I worry, however, when people manage to remove any respect from their thoughts of “The Other Side”–whatever party that may be.
I like to think I have an appreciation for my limitations (perhaps too much). I know I’m wrong on occasion. I believe this probably true of all people and all ideologies as well.
Hence, I tend to believe that compromise and respect for “The Other Side” is a necessity. They’re going to be right when you’re wrong sometime (or perhaps you’ll both be wrong…).Contempt does no one any good.
Thus, I pass along a couple links (via Centerfield):
Perverted, God-Hating Frenchies vs. Inbred, Sex-Obsessed Yokels
Dean’s World: Good Beliefnet Piece
Both pieces are perspectives on the conservative/liberal divide and the entertaining lies we tell about each other.
The challenge issued by Religious Liberal Blog ( http://www.blogstudio.com/religiousliberal/ ) seems instructive to me.
I’m getting the impression that Stephen Waldham is a liberal, and he says both sides misunderstand each other.

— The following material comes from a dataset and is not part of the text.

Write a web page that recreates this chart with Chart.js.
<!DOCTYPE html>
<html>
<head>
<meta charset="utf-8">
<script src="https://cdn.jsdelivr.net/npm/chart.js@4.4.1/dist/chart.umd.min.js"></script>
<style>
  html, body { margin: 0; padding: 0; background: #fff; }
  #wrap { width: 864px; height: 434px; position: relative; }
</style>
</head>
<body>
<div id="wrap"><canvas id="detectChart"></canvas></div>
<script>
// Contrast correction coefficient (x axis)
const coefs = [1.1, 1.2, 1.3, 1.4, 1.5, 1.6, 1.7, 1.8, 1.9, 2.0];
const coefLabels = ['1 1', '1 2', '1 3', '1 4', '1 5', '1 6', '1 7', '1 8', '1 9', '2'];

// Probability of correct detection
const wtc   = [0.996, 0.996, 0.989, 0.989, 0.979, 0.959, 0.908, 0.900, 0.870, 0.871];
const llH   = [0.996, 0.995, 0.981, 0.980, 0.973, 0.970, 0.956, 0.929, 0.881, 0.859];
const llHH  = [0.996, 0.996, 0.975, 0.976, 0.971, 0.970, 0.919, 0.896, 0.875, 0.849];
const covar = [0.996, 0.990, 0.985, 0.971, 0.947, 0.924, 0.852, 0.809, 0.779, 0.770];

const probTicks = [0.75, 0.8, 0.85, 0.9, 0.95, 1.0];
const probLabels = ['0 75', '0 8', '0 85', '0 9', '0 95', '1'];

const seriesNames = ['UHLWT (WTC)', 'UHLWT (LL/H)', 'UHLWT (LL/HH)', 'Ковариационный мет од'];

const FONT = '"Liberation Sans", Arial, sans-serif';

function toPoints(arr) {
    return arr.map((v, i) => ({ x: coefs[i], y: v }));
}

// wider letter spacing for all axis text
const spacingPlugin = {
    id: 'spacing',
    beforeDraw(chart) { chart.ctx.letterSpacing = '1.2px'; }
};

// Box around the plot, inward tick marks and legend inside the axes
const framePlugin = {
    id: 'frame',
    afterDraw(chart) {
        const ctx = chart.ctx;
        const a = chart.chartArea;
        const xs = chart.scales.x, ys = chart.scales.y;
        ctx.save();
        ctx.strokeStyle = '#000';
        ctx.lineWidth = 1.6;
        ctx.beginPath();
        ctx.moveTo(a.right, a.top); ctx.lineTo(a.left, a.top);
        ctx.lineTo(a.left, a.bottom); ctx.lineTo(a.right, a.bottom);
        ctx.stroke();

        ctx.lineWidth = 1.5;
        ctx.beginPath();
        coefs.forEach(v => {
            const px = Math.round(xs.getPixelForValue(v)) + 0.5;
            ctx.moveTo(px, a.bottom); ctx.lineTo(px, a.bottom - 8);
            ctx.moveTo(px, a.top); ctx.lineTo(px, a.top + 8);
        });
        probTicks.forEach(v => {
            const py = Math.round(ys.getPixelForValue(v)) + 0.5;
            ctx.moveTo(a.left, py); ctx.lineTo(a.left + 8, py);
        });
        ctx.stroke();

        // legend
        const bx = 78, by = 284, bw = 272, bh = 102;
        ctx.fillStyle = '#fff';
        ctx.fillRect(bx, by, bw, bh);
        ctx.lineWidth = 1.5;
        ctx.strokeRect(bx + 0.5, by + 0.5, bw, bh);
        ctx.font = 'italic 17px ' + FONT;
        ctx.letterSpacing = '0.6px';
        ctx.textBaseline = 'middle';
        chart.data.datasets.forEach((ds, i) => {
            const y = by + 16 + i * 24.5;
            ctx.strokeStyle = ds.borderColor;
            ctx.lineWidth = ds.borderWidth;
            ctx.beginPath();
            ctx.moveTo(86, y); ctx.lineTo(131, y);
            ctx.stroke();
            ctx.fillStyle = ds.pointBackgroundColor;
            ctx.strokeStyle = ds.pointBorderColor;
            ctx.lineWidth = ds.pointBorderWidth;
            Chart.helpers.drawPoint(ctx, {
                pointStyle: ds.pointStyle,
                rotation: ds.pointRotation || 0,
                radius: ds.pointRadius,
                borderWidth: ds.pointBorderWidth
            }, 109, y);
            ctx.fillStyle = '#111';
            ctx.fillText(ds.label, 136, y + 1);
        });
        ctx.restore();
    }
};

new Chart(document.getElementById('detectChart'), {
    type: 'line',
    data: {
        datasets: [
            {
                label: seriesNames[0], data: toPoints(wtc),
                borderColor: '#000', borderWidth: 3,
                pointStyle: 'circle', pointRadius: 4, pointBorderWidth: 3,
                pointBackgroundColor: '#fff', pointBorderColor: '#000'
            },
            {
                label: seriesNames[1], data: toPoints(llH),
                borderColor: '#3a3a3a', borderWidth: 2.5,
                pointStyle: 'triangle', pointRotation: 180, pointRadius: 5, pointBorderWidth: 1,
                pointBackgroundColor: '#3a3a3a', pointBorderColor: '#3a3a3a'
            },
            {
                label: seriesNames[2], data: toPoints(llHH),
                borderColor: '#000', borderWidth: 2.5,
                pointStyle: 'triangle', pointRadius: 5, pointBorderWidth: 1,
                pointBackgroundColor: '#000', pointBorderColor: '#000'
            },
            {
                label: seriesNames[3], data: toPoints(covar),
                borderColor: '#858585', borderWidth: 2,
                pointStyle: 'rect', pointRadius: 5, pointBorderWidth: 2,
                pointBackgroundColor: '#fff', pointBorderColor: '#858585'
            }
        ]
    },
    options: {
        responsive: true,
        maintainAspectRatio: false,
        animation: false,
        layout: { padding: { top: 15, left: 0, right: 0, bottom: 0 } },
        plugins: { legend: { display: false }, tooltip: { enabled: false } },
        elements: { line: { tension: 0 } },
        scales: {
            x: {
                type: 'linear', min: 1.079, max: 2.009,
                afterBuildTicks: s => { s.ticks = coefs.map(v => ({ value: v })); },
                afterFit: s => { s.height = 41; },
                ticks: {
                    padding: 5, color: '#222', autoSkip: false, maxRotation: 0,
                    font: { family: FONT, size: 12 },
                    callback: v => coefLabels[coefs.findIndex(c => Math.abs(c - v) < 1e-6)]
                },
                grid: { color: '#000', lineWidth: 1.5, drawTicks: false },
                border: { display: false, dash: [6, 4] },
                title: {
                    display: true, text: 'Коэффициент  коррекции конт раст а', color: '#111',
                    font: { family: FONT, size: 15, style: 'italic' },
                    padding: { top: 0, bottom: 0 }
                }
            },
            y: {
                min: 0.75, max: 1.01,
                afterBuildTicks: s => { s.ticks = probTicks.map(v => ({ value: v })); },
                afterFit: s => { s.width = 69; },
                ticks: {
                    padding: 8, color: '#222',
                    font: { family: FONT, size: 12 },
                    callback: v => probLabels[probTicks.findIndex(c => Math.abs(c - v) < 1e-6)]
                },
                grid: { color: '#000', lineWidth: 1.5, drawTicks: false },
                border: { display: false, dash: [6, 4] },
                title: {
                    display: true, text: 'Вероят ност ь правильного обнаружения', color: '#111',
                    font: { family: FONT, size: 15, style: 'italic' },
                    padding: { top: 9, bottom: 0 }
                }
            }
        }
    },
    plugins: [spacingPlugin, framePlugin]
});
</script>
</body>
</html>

And Dean is a conservative, but seems to think that the conservatives understand the liberals *just fine* though they talk mean about them sometimes, but the liberals don’t understand the conservatives at all. (Though Dean’s an atheist.)

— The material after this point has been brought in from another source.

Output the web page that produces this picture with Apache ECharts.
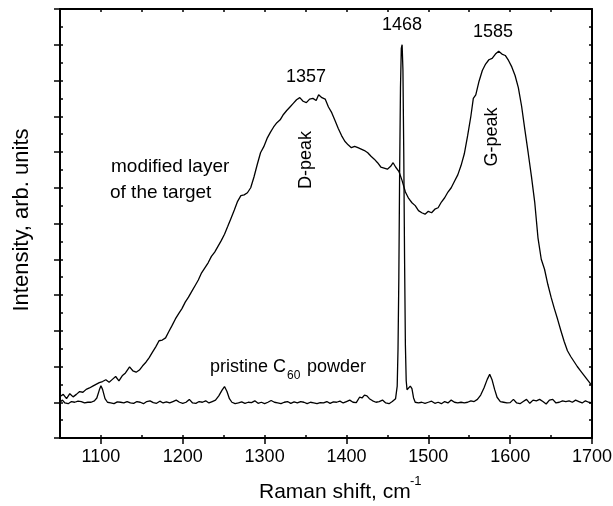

Can you take up the challenge and find a fundamentalist/evangelical Christian calling for greater understanding of and peace with liberal Christians?
Ed Heil
sorry, that should be http://religiousliberal.blogspot.com/
Ed Heil
I agree with Dean less than I agree with Waldman.
Dean does state that he thinks conservatives understand liberals better than the other way around. At the same time, he makes statements that point out that conservatives tend to be totally wrong about liberals’ moral and religious perspectives.

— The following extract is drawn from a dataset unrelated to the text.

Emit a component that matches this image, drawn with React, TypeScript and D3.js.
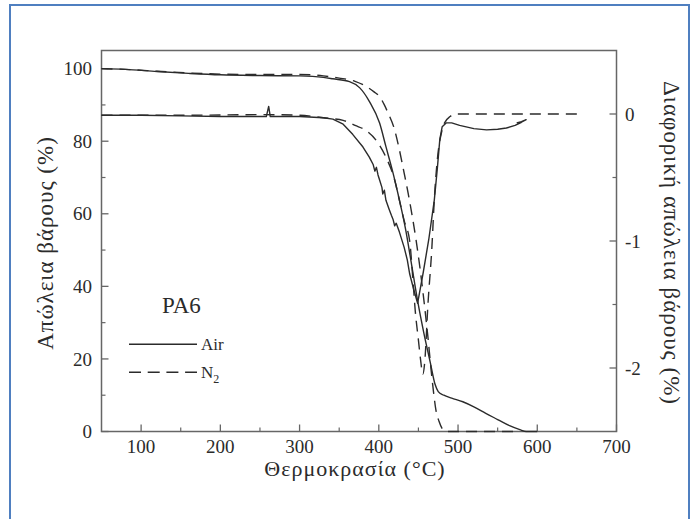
import React from 'react';
import * as d3 from 'd3';

// ---------- data ----------
const X_TICKS = [100, 200, 300, 400, 500, 600, 700];
const X_MINOR = [150, 250, 350, 450, 550, 650];
const LEFT_TICKS = [0, 20, 40, 60, 80, 100];
const LEFT_MINOR = [10, 30, 50, 70, 90];
const RIGHT_TICKS = [0, -1, -2];
const RIGHT_MINOR = [-0.5, -1.5];

// TG curves: [temperature °C, mass %]
const AIR_TG: [number, number][] = [
  [50, 100], [80, 99.8], [120, 99.2], [160, 98.7], [200, 98.3], [250, 98.1], [300, 98.0],
  [330, 97.6], [342, 97.2], [363, 96.4], [376, 94.7], [388, 91], [401, 85], [409, 78.5],
  [418, 71.2], [426, 63.8], [434, 55.5], [441, 46.5], [449, 36], [457, 27], [465, 19],
  [471, 13], [475, 11], [482, 10], [492, 9.2], [506, 8.2], [520, 6.8], [535, 5.0],
  [550, 3.3], [565, 1.6], [578, 0.5], [586, 0], [600, 0],
];
const N2_TG: [number, number][] = [
  [50, 100], [80, 99.8], [120, 99.3], [160, 98.8], [200, 98.5], [250, 98.4], [300, 98.4],
  [330, 98.0], [350, 97.4], [370, 96.5], [384, 95.1], [394, 93.6], [401, 92.3], [407, 90],
  [411, 88.1], [420, 83.1], [426, 77.6], [432, 71.2], [437, 65.7], [443, 58.3], [447, 52.8],
  [452, 45], [457, 36], [462, 26], [466, 17], [469, 11], [472, 6], [476, 2.8], [480, 0.8],
  [485, 0], [570, 0],
];
// DTG curves: [temperature °C, derivative %/°C]
const AIR_DTG: [number, number][] = [
  [50, -0.01], [100, -0.01], [150, -0.015], [200, -0.02], [258, -0.02], [261, 0.06],
  [263, -0.02], [300, -0.02], [330, -0.03], [342, -0.04], [355, -0.08], [367, -0.16],
  [380, -0.26], [388, -0.34], [393, -0.4], [395, -0.45], [397, -0.42], [399, -0.48],
  [401, -0.52], [404, -0.58], [405, -0.63], [407, -0.6], [409, -0.68], [413, -0.75],
  [416, -0.8], [418, -0.83], [420, -0.88], [422, -0.86], [426, -0.93], [432, -1.05],
  [436, -1.15], [439, -1.26], [444, -1.38], [449, -1.49], [456, -1.25], [463, -0.99],
  [470, -0.68], [474, -0.42], [477, -0.2], [480, -0.1], [485, -0.07], [492, -0.07],
  [502, -0.09], [520, -0.115], [536, -0.125], [550, -0.12], [561, -0.11], [572, -0.09],
  [580, -0.065], [586, -0.045], [580, -0.06], [574, -0.07],
];
const N2_DTG: [number, number][] = [
  [50, -0.01], [150, -0.01], [250, -0.005], [300, -0.01], [330, -0.03], [355, -0.05],
  [370, -0.09], [384, -0.13], [397, -0.21], [409, -0.34], [420, -0.52], [426, -0.68],
  [432, -0.84], [439, -1.0], [443, -1.3], [446, -1.55], [450, -1.78], [453, -1.95],
  [455.5, -2.05], [458, -1.95], [462, -1.5], [467, -1.05], [470, -0.68], [474, -0.35],
  [479, -0.15], [483, -0.07], [490, -0.02], [497, 0], [560, 0], [654, 0],
];

// ---------- layout ----------
const W = 693;
const H = 519;
const L = 101.5, R = 616.5, T = 50.5, B = 431.5;
const FONT = "'Liberation Serif', 'Times New Roman', serif";
const INK = '#2b2b2b';
const AXIS = '#666';

export default function App() {
  const x = d3.scaleLinear().domain([50, 700]).range([L, R]);
  const yL = d3.scaleLinear().domain([0, 105]).range([B, T]);
  const yR = d3.scaleLinear().domain([-2.5, 0.5]).range([B, T]);

  const tgLine = d3.line<[number, number]>().x(d => x(d[0])).y(d => yL(d[1])).curve(d3.curveMonotoneX);
  const dtgSmooth = d3.line<[number, number]>().x(d => x(d[0])).y(d => yR(d[1])).curve(d3.curveMonotoneX);
  const dtgRough = d3.line<[number, number]>().x(d => x(d[0])).y(d => yR(d[1])).curve(d3.curveLinear);

  const dash = '11,7';

  return (
    <svg width={W} height={H} style={{ position: 'absolute', left: 0, top: 0, background: '#fff' }}>
      <rect x={0} y={0} width={W} height={H} fill="#fff" />
      {/* outer blue frame */}
      <path d={`M10,${H + 2} L10,5 L689,5 L689,${H + 2}`} fill="none" stroke="#4f7fc0" strokeWidth={2} />

      {/* plot frame */}
      <rect x={L} y={T} width={R - L} height={B - T} fill="none" stroke={AXIS} strokeWidth={1.5} />

      {/* x ticks */}
      {X_TICKS.map(v => (
        <g key={'xt' + v}>
          <line x1={x(v)} x2={x(v)} y1={B} y2={B - 7} stroke={AXIS} strokeWidth={1.3} />
          <text x={x(v)} y={453} textAnchor="middle" fontFamily={FONT} fontSize={19} fill={INK}>{v}</text>
        </g>
      ))}
      {X_MINOR.map(v => (
        <line key={'xm' + v} x1={x(v)} x2={x(v)} y1={B} y2={B - 4} stroke={AXIS} strokeWidth={1.2} />
      ))}

      {/* left ticks */}
      {LEFT_TICKS.map(v => (
        <g key={'lt' + v}>
          <line x1={L} x2={L + 7} y1={yL(v)} y2={yL(v)} stroke={AXIS} strokeWidth={1.3} />
          <text x={92} y={yL(v)} dy="0.35em" textAnchor="end" fontFamily={FONT} fontSize={19} fill={INK}>{v}</text>
        </g>
      ))}
      {LEFT_MINOR.map(v => (
        <line key={'lm' + v} x1={L} x2={L + 4} y1={yL(v)} y2={yL(v)} stroke={AXIS} strokeWidth={1.2} />
      ))}

      {/* right ticks */}
      {RIGHT_TICKS.map(v => (
        <g key={'rt' + v}>
          <line x1={R} x2={R - 7} y1={yR(v)} y2={yR(v)} stroke={AXIS} strokeWidth={1.3} />
          <text x={625} y={yR(v)} dy="0.35em" textAnchor="start" fontFamily={FONT} fontSize={19} fill={INK}>{v}</text>
        </g>
      ))}
      {RIGHT_MINOR.map(v => (
        <line key={'rm' + v} x1={R} x2={R - 4} y1={yR(v)} y2={yR(v)} stroke={AXIS} strokeWidth={1.2} />
      ))}

      {/* axis titles */}
      <text x={355} y={476} textAnchor="middle" fontFamily={FONT} fontSize={22} letterSpacing={1} fill={INK}>Θερμοκρασία (°C)</text>
      <text transform={`translate(45,243) rotate(-90)`} textAnchor="middle" dominantBaseline="central" fontFamily={FONT} fontSize={23} letterSpacing={1} fill={INK}>Απώλεια βάρους (%)</text>
      <text transform={`translate(671,243) rotate(90)`} textAnchor="middle" dominantBaseline="central" fontFamily={FONT} fontSize={23} letterSpacing={1} fill={INK}>Διαφορική απώλεια βάρους (%)</text>

      {/* curves */}
      <g fill="none" stroke={INK} strokeWidth={1.4} strokeLinejoin="round">
        <path d={tgLine(AIR_TG) || ''} />
        <path d={tgLine(N2_TG) || ''} strokeDasharray={dash} />
        <path d={dtgRough(AIR_DTG) || ''} />
        <path d={dtgSmooth(N2_DTG) || ''} strokeDasharray={dash} />
      </g>

      {/* annotation + legend */}
      <text x={162} y={313} fontFamily={FONT} fontSize={23} fill={INK}>PA6</text>
      <line x1={129} x2={197} y1={344.3} y2={344.3} stroke={INK} strokeWidth={1.4} />
      <text x={201} y={350} fontFamily={FONT} fontSize={17} fill={INK}>Air</text>
      <line x1={129} x2={197} y1={372.3} y2={372.3} stroke={INK} strokeWidth={1.4} strokeDasharray="12,6.7" />
      <text x={201} y={378} fontFamily={FONT} fontSize={17} fill={INK}>
        N<tspan fontSize={12} dy={5}>2</tspan>
      </text>
    </svg>
  );
}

Responding to the challenge in the Religious Liberal Blog is a little harder because I’m pretty sure I don’t share the assumption that makes his challenge meaningful.
He seems to believe that understanding the other side is worthwhile only if the other side is willing to understand you and thereby be transformed. This makes sense if there’s only one other side that matters. If you’re willing to compromise with the other side and the other side will never compromise with you, it isn’t worth it.
But what if there is no single perspective on the other side? And what if there’s a big group of people who are on neither side, but hold views that fit partially with both sides? For that matter, what if most individuals on the other side hold a few views that don’t quite fit with their side?
In the situation that I imagine, it would be worth understanding the other side because in doing so you also understand some of the beliefs of the people in the middle (who might be open to transformation) as well as the beliefs of some people on one’s own side.
By contrast, if you don’t attempt to understand the other side, you have the potential to lose not only the middle, but also part of your own coalition.